D’autres domaines retiennent l’attention de la BEI et de la CDC. Tel que l’éolien et en particulier l’éolien flottant, technologie encore très émergente. A la différence des éoliennes enfoncées dans les fonds marins, les flottantes sont arrimées à ces derniers par des câbles. Elles offrent un potentiel de déploiement bien plus important que les éoliennes offshore classiques, étant beaucoup moins tributaires des profondeurs marines et pouvant être plus éloignées des côtes, où les vents sont par ailleurs plus puissants et réguliers. En Méditerranée, la Banque des Territoires est actionnaire du projet de ferme pilote des Eoliennes flottantes du golfe du Lion, qui doivent voir le jour dans les mois à venir. La BEI finance quant à elle l’opération à hauteur de 75 millions d’euros.

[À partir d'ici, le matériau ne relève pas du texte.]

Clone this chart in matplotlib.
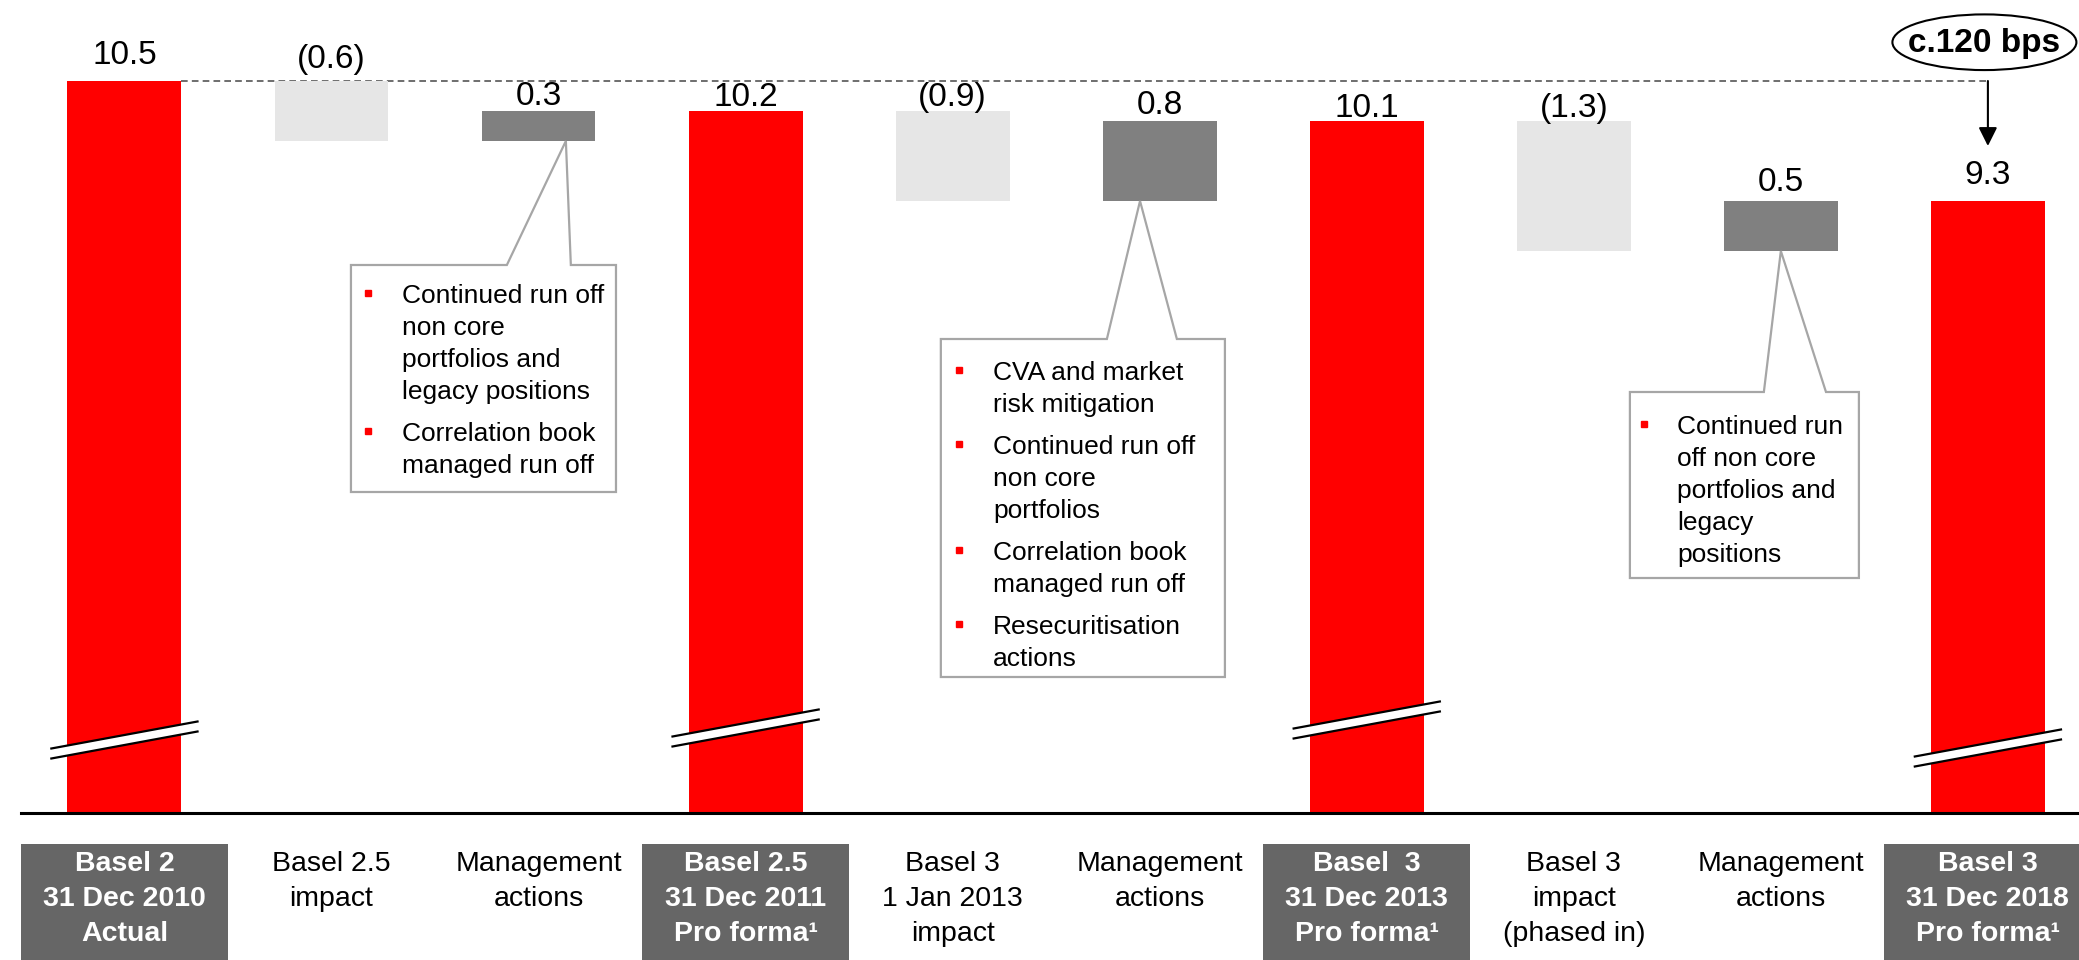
import matplotlib.pyplot as plt
import matplotlib.transforms as mtransforms
from matplotlib.patches import Rectangle, Polygon, Ellipse

plt.rcParams['font.family'] = ['Liberation Sans', 'DejaVu Sans']

# data
categories = [
    "Basel 2\n31 Dec 2010\nActual",
    "Basel 2.5\nimpact",
    "Management\nactions",
    "Basel 2.5\n31 Dec 2011\nPro forma¹",
    "Basel 3\n1 Jan 2013\nimpact",
    "Management\nactions",
    "Basel  3\n31 Dec 2013\nPro forma¹",
    "Basel 3\nimpact\n(phased in)",
    "Management\nactions",
    "Basel 3\n31 Dec 2018\nPro forma¹",
]
values = [10.5, -0.6, 0.3, 10.2, -0.9, 0.8, 10.1, -1.3, 0.5, 9.3]
is_total = [True, False, False, True, False, False, True, False, False, True]

callout_bars = [2, 5, 8]
callout_texts = [
    ["Continued run off\nnon core\nportfolios and\nlegacy positions",
     "Correlation book\nmanaged run off"],
    ["CVA and market\nrisk mitigation",
     "Continued run off\nnon core\nportfolios",
     "Correlation book\nmanaged run off",
     "Resecuritisation\nactions"],
    ["Continued run\noff non core\nportfolios and\nlegacy\npositions"],
]
summary = "c.120 bps"

# styling / layout
RED = "#FF0000"
LIGHT = "#E6E6E6"
DARK = "#808080"
BOXGREY = "#666666"
EDGE = "#A6A6A6"
bar_w = 0.55
label_pad_px = [17, 13, 6, 5, 5, 7, 4, 4, 10, 17]
break_levels = [3.91, 4.03, 4.11, 3.83]
# callout boxes: left, right, top, bottom (data units), pointer base, tip dx
callout_boxes = [(1.094, 2.374, 8.66, 6.39), (3.943, 5.315, 7.92, 4.54), (7.271, 8.377, 7.39, 5.53)]
callout_base = [(1.847, 2.156), (4.745, 5.083), (7.918, 8.218)]
callout_tip_dx = [0.132, -0.095, 0.0]
callout_text_dx = [51, 52, 47]
callout_bullet_dx = [17, 18, 14]
callout_first_dy = [28, 31, 32]
line_step = 32
para_gap = 10

# waterfall geometry
bottoms, heights, colors = [], [], []
level = 0
for v, t in zip(values, is_total):
    if t:
        bottoms.append(0); heights.append(v); colors.append(RED); level = v
    elif v < 0:
        bottoms.append(level + v); heights.append(-v); colors.append(LIGHT); level += v
    else:
        bottoms.append(level); heights.append(v); colors.append(DARK); level += v
tops = [b + h for b, h in zip(bottoms, heights)]
x = list(range(len(values)))

fig = plt.figure(figsize=(20.79, 9.6), dpi=100)
ax = fig.add_axes([0, 147 / 960, 1, 813 / 960])
ymin, ymax = 3.18, 11.31
ax.set_ylim(ymin, ymax)
ax.set_xlim(-0.601, 9.44)
ax.axis('off')

ax.bar(x, heights, bottom=bottoms, width=bar_w, color=colors, zorder=2)

# value labels
for i, (v, t) in enumerate(zip(values, is_total)):
    txt = f"{v:.1f}" if v >= 0 else f"({-v:.1f})"
    ax.annotate(txt, (i, tops[i]), xytext=(0, label_pad_px[i] * 0.72),
                textcoords='offset points', ha='center', va='baseline', fontsize=24)

# axis break marks on total bars
totals_idx = [i for i, t in enumerate(is_total) if t]
hx, hy, gap = 0.353, 0.135, 0.05
for i, lv in zip(totals_idx, break_levels):
    poly = Polygon([(i - hx, lv - hy + gap), (i + hx, lv + hy + gap),
                    (i + hx, lv + hy - gap), (i - hx, lv - hy - gap)],
                   closed=True, facecolor='white', edgecolor='none', zorder=3)
    ax.add_patch(poly)
    for s in (gap, -gap):
        ax.plot([i - hx, i + hx], [lv - hy + s, lv + hy + s], color='black', lw=1.6, zorder=4)

# baseline
ax.plot([-0.5, 9.44], [ymin, ymin], color='black', lw=2.2, clip_on=False, zorder=5)

# dashed reference + arrow
ax.plot([bar_w / 2, x[-1]], [values[0], values[0]], color='#555555', lw=1.2,
        ls=(0, (4, 2.5)), zorder=1)
ax.annotate('', xy=(x[-1], values[0] - 0.65), xytext=(x[-1], values[0]),
            arrowprops=dict(arrowstyle='-|>', color='black', lw=1.5,
                            mutation_scale=28, shrinkA=0, shrinkB=0))
fig.add_artist(Ellipse((0.9545, 0.956), 0.0885, 0.058, transform=fig.transFigure,
                       fill=False, edgecolor='black', lw=1.5))
fig.text(0.9545, 0.955, summary, ha='center', va='center', fontsize=24, fontweight='bold')

# callouts
for k, bi in enumerate(callout_bars):
    L, R, T, B = callout_boxes[k]
    bl, br = callout_base[k]
    tip = (bi + callout_tip_dx[k], bottoms[bi])
    poly = Polygon([(L, T), (bl, T), tip, (br, T), (R, T), (R, B), (L, B)], closed=True,
                   facecolor='white', edgecolor=EDGE, lw=1.6, joinstyle='miter', zorder=6)
    ax.add_patch(poly)
    dy = callout_first_dy[k]
    for para in callout_texts[k]:
        btr = mtransforms.offset_copy(ax.transData, fig=fig, x=callout_bullet_dx[k] * 0.72,
                                      y=-dy * 0.72, units='points')
        ax.plot([L], [T], marker='s', ms=5, color=RED, transform=btr, zorder=7)
        for line in para.split("\n"):
            ax.annotate(line, (L, T), xytext=(callout_text_dx[k] * 0.72, -dy * 0.72),
                        textcoords='offset points', ha='left', va='center_baseline',
                        fontsize=19, zorder=7)
            dy += line_step
        dy += para_gap

# category labels
blend = mtransforms.blended_transform_factory(ax.transData, fig.transFigure)
for i, lab in enumerate(categories):
    if is_total[i]:
        ax.add_patch(Rectangle((i - 0.5, 0), 1.0, 116 / 960, transform=blend,
                               facecolor=BOXGREY, edgecolor='none', clip_on=False))
        ax.text(i, 109 / 960, lab, transform=blend, ha='center', va='top',
                color='white', fontweight='bold', fontsize=20.5, linespacing=1.46)
    else:
        ax.text(i, 109 / 960, lab, transform=blend, ha='center', va='top',
                color='black', fontsize=20.5, linespacing=1.46)

fig.savefig("out.png", dpi=100)
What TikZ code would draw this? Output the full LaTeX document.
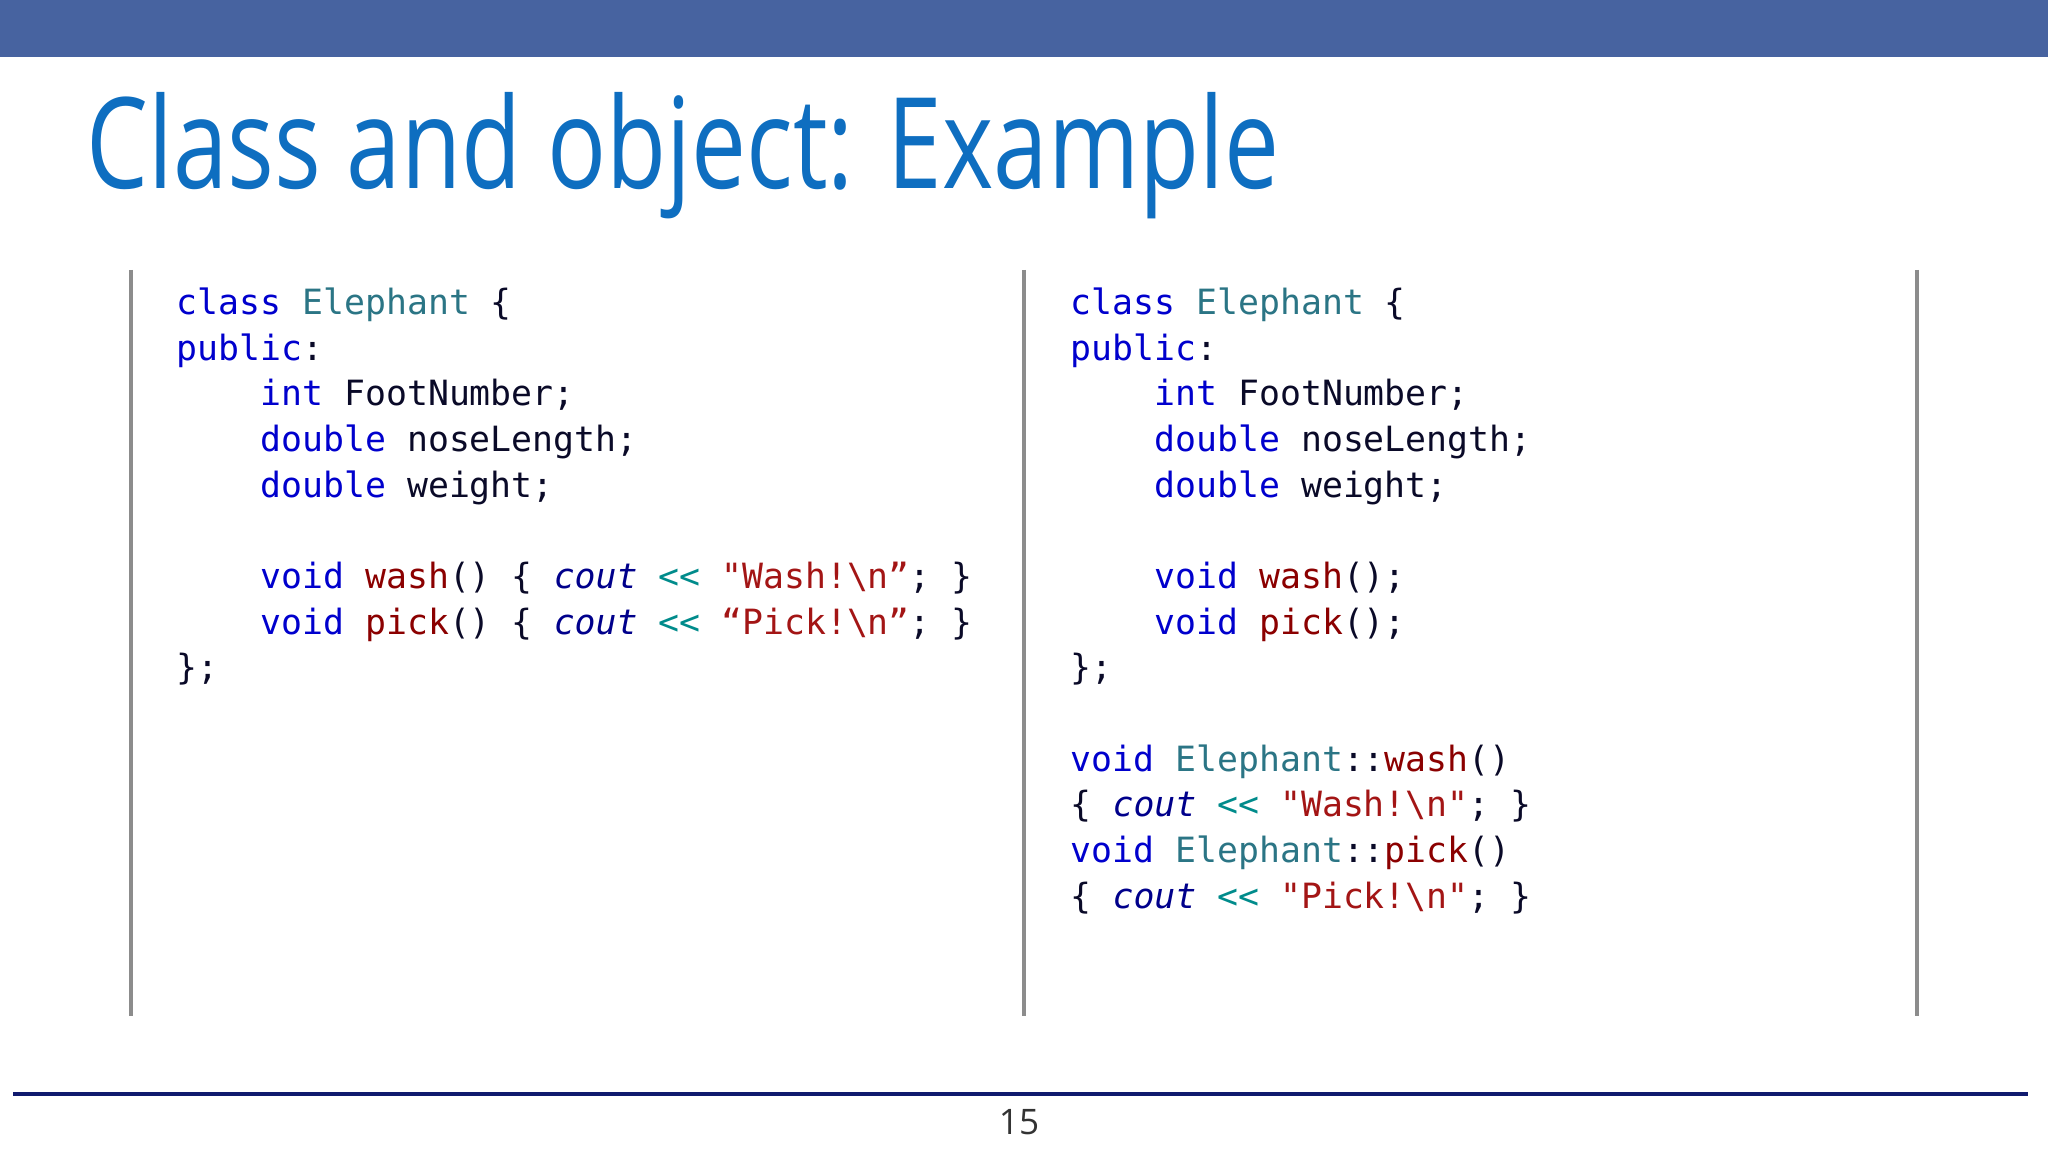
\documentclass[tikz,border=0pt]{standalone}
\usepackage{fontspec}
\setmainfont{Open Sans}
\setmonofont{DejaVu Sans Mono}
\definecolor{barc}{HTML}{4763A0}
\definecolor{titc}{HTML}{0E6EC0}
\definecolor{kwc}{HTML}{0000CD}
\definecolor{tyc}{HTML}{2B7585}
\definecolor{fnc}{HTML}{8B0000}
\definecolor{stc}{HTML}{A31515}
\definecolor{opc}{HTML}{008B8B}
\definecolor{ioc}{HTML}{00008B}
\definecolor{navy}{HTML}{101A6E}
\definecolor{plain}{HTML}{0A0A28}
\newcommand{\kw}[1]{\textcolor{kwc}{#1}}
\newcommand{\ty}[1]{\textcolor{tyc}{#1}}
\newcommand{\fn}[1]{\textcolor{fnc}{#1}}
\newcommand{\st}[1]{\textcolor{stc}{#1}}
\newcommand{\op}[1]{\textcolor{opc}{#1}}
\newcommand{\io}[1]{\textcolor{ioc}{\itshape #1}}
\newcommand{\ind}{\phantom{xxxx}}
\newcommand{\bs}{\textbackslash}
\tikzset{code/.style={anchor=north west,align=left,inner sep=0pt,text=plain,font=\ttfamily\fontsize{9.9pt}{13pt}\selectfont},
 vline/.style={draw=gray!90,line width=1.4pt}}
\begin{document}
\begin{tikzpicture}[x=1cm,y=1cm]
\useasboundingbox (0,0) rectangle (20.48,-11.52);
\fill[barc] (0,0) rectangle (20.48,-0.57);
\node[anchor=base west,inner sep=0pt,text=titc,font=\fontsize{36pt}{40pt}\selectfont] (title) at (0.86,-1.89) {\scalebox{0.775}[1]{Class and object: Example}};
\coordinate (l1) at (1.31,-2.70); \coordinate (l1b) at (1.31,-10.16);
\coordinate (l2) at (10.24,-2.70); \coordinate (l2b) at (10.24,-10.16);
\coordinate (l3) at (19.17,-2.70); \coordinate (l3b) at (19.17,-10.16);
\draw[vline] (l1) -- (l1b); \draw[vline] (l2) -- (l2b); \draw[vline] (l3) -- (l3b);
\node[code] (left) at (1.76,-2.87) {%
\kw{class} \ty{Elephant} \{\\
\kw{public}:\\
\ind\kw{int} FootNumber;\\
\ind\kw{double} noseLength;\\
\ind\kw{double} weight;\\
\mbox{}\\
\ind\kw{void} \fn{wash}() \{ \io{cout} \op{<<} \st{"Wash!\bs n”}; \}\\
\ind\kw{void} \fn{pick}() \{ \io{cout} \op{<<} \st{“Pick!\bs n”}; \}\\
\};};
\node[code] (right) at (10.70,-2.87) {%
\kw{class} \ty{Elephant} \{\\
\kw{public}:\\
\ind\kw{int} FootNumber;\\
\ind\kw{double} noseLength;\\
\ind\kw{double} weight;\\
\mbox{}\\
\ind\kw{void} \fn{wash}();\\
\ind\kw{void} \fn{pick}();\\
\};\\
\mbox{}\\
\kw{void} \ty{Elephant}::\fn{wash}()\\
\{ \io{cout} \op{<<} \st{"Wash!\bs n"}; \}\\
\kw{void} \ty{Elephant}::\fn{pick}()\\
\{ \io{cout} \op{<<} \st{"Pick!\bs n"}; \}};
\coordinate (b1) at (0.13,-10.94); \coordinate (b2) at (20.28,-10.94);
\draw[navy,line width=1.2pt] (b1) -- (b2);
\node[anchor=base,inner sep=0pt,font=\fontsize{10pt}{12pt}\selectfont,text=black!80] (pg) at (10.19,-11.34) {15};
\end{tikzpicture}
\end{document}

Pour la BEI, ces investissements s’inscrivent directement dans sa stratégie visant à devenir la “banque européenne du climat”, avec au moins 50 % de ses financements destinés à lutter contre le changement climatique ou en atténuer les effets d’ici à 2025. Une cible déjà largement dépassée en 2022 en France, cette part atteignant 70 %. Et même au niveau global, avec 54 % des activités de la banque répondant à cette exigence. C’est également le cas pour la CDC, qui a fait de la transformation écologique l’un des axes de sa stratégie.

Un partenariat évolutif

En 10 ans, le partenariat BEI/CDC a connu des évolutions conséquentes, au gré d’un contexte économique mouvant. Nouée en 2013 dans une situation de crise économique et d’investissements de long terme en berne, la coopération a dans un premier temps porté sur les financements classiques au service public (infrastructures, santé, modernisation des transports…). Puis est venu le plan Juncker, notamment mis en place pour pallier le manque d’investissements de long terme.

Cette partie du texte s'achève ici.